JÜRGEN GOTTSCHLICH ÜBER DIE NEUE TÜRKISCHE AUSSENPOLITIK
: Demonstrativ desinteressiert

Die Türkei will nicht mehr der Brückenbauer zwischen Israel und seinen Nachbarn sein

Lange war die Türkei das einzige überwiegend muslimische Land, das diplomatische Beziehungen zu Israel unterhielt. In den 1990er-Jahren, als Syrien Abdullah Öcalan und seine PKK beherbergte, wurde daraus sogar ein intensives Militärbündnis. Als 2002 die islamische AKP die Regierung übernahm, sah es zunächst so aus, als sollte sich an dem Verhältnis nicht allzu viel ändern. Die Militärs beider Länder trafen sich regelmäßig, und israelische Touristen bevölkerten die Strände der Türkei.

Nachdem sich auch das Verhältnis zu Syrien entspannt hatte, versuchte sich die Türkei sogar als Vermittler zwischen den beiden seit Jahrzehnten verfeindeten Ländern, zunächst auch durchaus mit Erfolg. Zwar geistern durch die muslimische Anhängerschaft der AKP seit langem antisemitische Stereotype, doch Regierungs- und Parteispitze solidarisierten sich mit den Juden im Land, beispielsweise nach den Al-Qaida-Anschlägen auf zwei Istanbuler Synagogen 2004. Die Wende kam mit dem Gazakrieg. Die Regierung sah sich in ihren Vermittlungsbemühungen düpiert, kritisierte Israel scharf und setzte auch bei den letzten Kommunalwahlen zu Beginn dieses Jahres voll auf das antijüdische Ressentiment.

Offenbar will die AKP-Regierung nicht mehr als Brückenbauer zwischen Israel und seinen arabischen Nachbarn fungieren. Stattdessen strebt sie nun eine Führungsrolle im muslimischen Lager an.
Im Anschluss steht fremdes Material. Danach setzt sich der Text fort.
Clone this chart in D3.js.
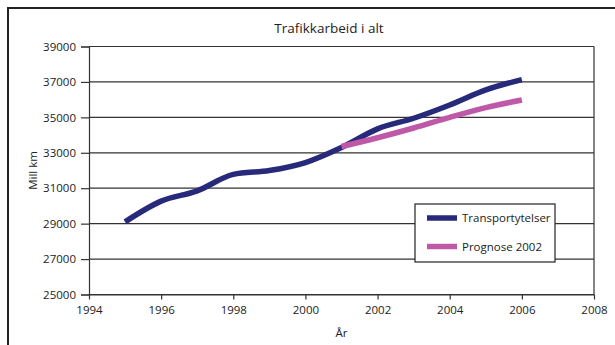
<!DOCTYPE html>
<html>
<head>
<meta charset="utf-8">
<script src="https://cdn.jsdelivr.net/npm/d3@7"></script>
<style>
  html, body { margin: 0; padding: 0; background: #fff; }
  svg { display: block; font-family: "Open Sans", "Noto Sans", sans-serif; }
</style>
</head>
<body>
<svg id="chart" width="615" height="345"></svg>
<script>
// Traffic volume (million km), observed series
const yearsObserved = [1995, 1996, 1997, 1998, 1999, 2000, 2001, 2002, 2003, 2004, 2005, 2006];
const transportytelser = [29100, 30270, 30850, 31780, 32000, 32450, 33300, 34350, 34950, 35700, 36550, 37130];

// Forecast from 2002
const yearsForecast = [2001, 2002, 2003, 2004, 2005, 2006];
const prognose2002 = [33350, 33850, 34400, 35000, 35550, 35980];

const xTicks = [1994, 1996, 1998, 2000, 2002, 2004, 2006, 2008];
const yTicks = [25000, 27000, 29000, 31000, 33000, 35000, 37000, 39000];

const seriesNames = ["Transportytelser", "Prognose 2002"];
const seriesColors = ["#27297a", "#c058a8"];

const svg = d3.select("#chart");
const W = 615, H = 345;
const plot = { left: 89, right: 594, top: 46.5, bottom: 294.5 };

// outer frame (top and left edges visible)
svg.append("path")
  .attr("d", `M8,${H} L8,8 L${W},8`)
  .attr("fill", "none").attr("stroke", "#222").attr("stroke-width", 2);

const x = d3.scaleLinear().domain([1994, 2008]).range([plot.left, plot.right]);
const y = d3.scaleLinear().domain([25000, 39000]).range([plot.bottom, plot.top]);

// horizontal gridlines
svg.append("g")
  .selectAll("line").data(yTicks).join("line")
  .attr("x1", plot.left).attr("x2", plot.right)
  .attr("y1", d => y(d)).attr("y2", d => y(d))
  .attr("stroke", "#333").attr("stroke-width", 1.2);

// right border of plot area
svg.append("line")
  .attr("x1", plot.right).attr("x2", plot.right)
  .attr("y1", plot.top).attr("y2", plot.bottom)
  .attr("stroke", "#333").attr("stroke-width", 1.2);

// y axis
const yAxis = svg.append("g")
  .attr("transform", `translate(${plot.left},0)`)
  .call(d3.axisLeft(y).tickValues(yTicks).tickFormat(d3.format("d")).tickSize(8).tickPadding(5));
yAxis.select(".domain").attr("stroke", "#333").attr("stroke-width", 1.2);
yAxis.selectAll(".tick line").attr("stroke", "#333").attr("stroke-width", 1.2);
yAxis.selectAll("text").attr("font-size", 11.5).attr("fill", "#222")
  .attr("font-family", "'Open Sans', sans-serif");

// x axis
const xAxis = svg.append("g")
  .attr("transform", `translate(0,${plot.bottom})`)
  .call(d3.axisBottom(x).tickValues(xTicks).tickFormat(d3.format("d")).tickSizeInner(5).tickSizeOuter(0).tickPadding(6));
xAxis.select(".domain").attr("stroke", "#333").attr("stroke-width", 1.2);
xAxis.selectAll(".tick line").attr("stroke", "#333").attr("stroke-width", 1.2);
xAxis.selectAll("text").attr("font-size", 11.5).attr("fill", "#222")
  .attr("font-family", "'Open Sans', sans-serif");

// series lines
const line = d3.line().x(d => x(d[0])).y(d => y(d[1])).curve(d3.curveMonotoneX);
svg.append("path")
  .datum(d3.zip(yearsObserved, transportytelser))
  .attr("d", line).attr("fill", "none")
  .attr("stroke", seriesColors[0]).attr("stroke-width", 5.5)
  .attr("stroke-linejoin", "round");
svg.append("path")
  .datum(d3.zip(yearsForecast, prognose2002))
  .attr("d", line).attr("fill", "none")
  .attr("stroke", seriesColors[1]).attr("stroke-width", 5.5)
  .attr("stroke-linejoin", "round");

// title and axis titles
svg.append("text").attr("x", 329).attr("y", 33).attr("text-anchor", "middle")
  .attr("font-size", 13.5).attr("fill", "#222").text("Trafikkarbeid i alt");
svg.append("text").attr("x", x(2001)).attr("y", 337).attr("text-anchor", "middle")
  .attr("font-size", 11.5).attr("fill", "#222").text("År");
svg.append("text").attr("transform", `translate(37,${(plot.top + plot.bottom) / 2}) rotate(-90)`)
  .attr("text-anchor", "middle").attr("font-size", 11.5).attr("fill", "#222").text("Mill km");

// legend
const lg = svg.append("g").attr("transform", "translate(415,204)");
lg.append("rect").attr("width", 140).attr("height", 58)
  .attr("fill", "#fff").attr("stroke", "#222").attr("stroke-width", 1.2);
seriesNames.forEach((name, i) => {
  const cy = 14 + i * 28.5;
  lg.append("line").attr("x1", 12).attr("x2", 42).attr("y1", cy).attr("y2", cy)
    .attr("stroke", seriesColors[i]).attr("stroke-width", 5.5);
  lg.append("text").attr("x", 47).attr("y", cy + 4).attr("font-size", 11.5)
    .attr("fill", "#222").text(name);
});
</script>
</body>
</html>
Sonst hätte man nicht Israels Luftwaffe hinausgeworfen und im Staatsfernsehen keine antisemitischen Filme gezeigt. Ministerpräsident Erdogan und sein Außenminister Davutoglu halten sich in ihrer Rolle als „neue Osmanen“ für so erfolgreich, dass sie glauben, auf den Westen immer weniger Rücksicht nehmen zu müssen. Das demonstrative Desinteresse an dem Fortschrittsbericht aus Brüssel in dieser Woche macht das noch einmal deutlich.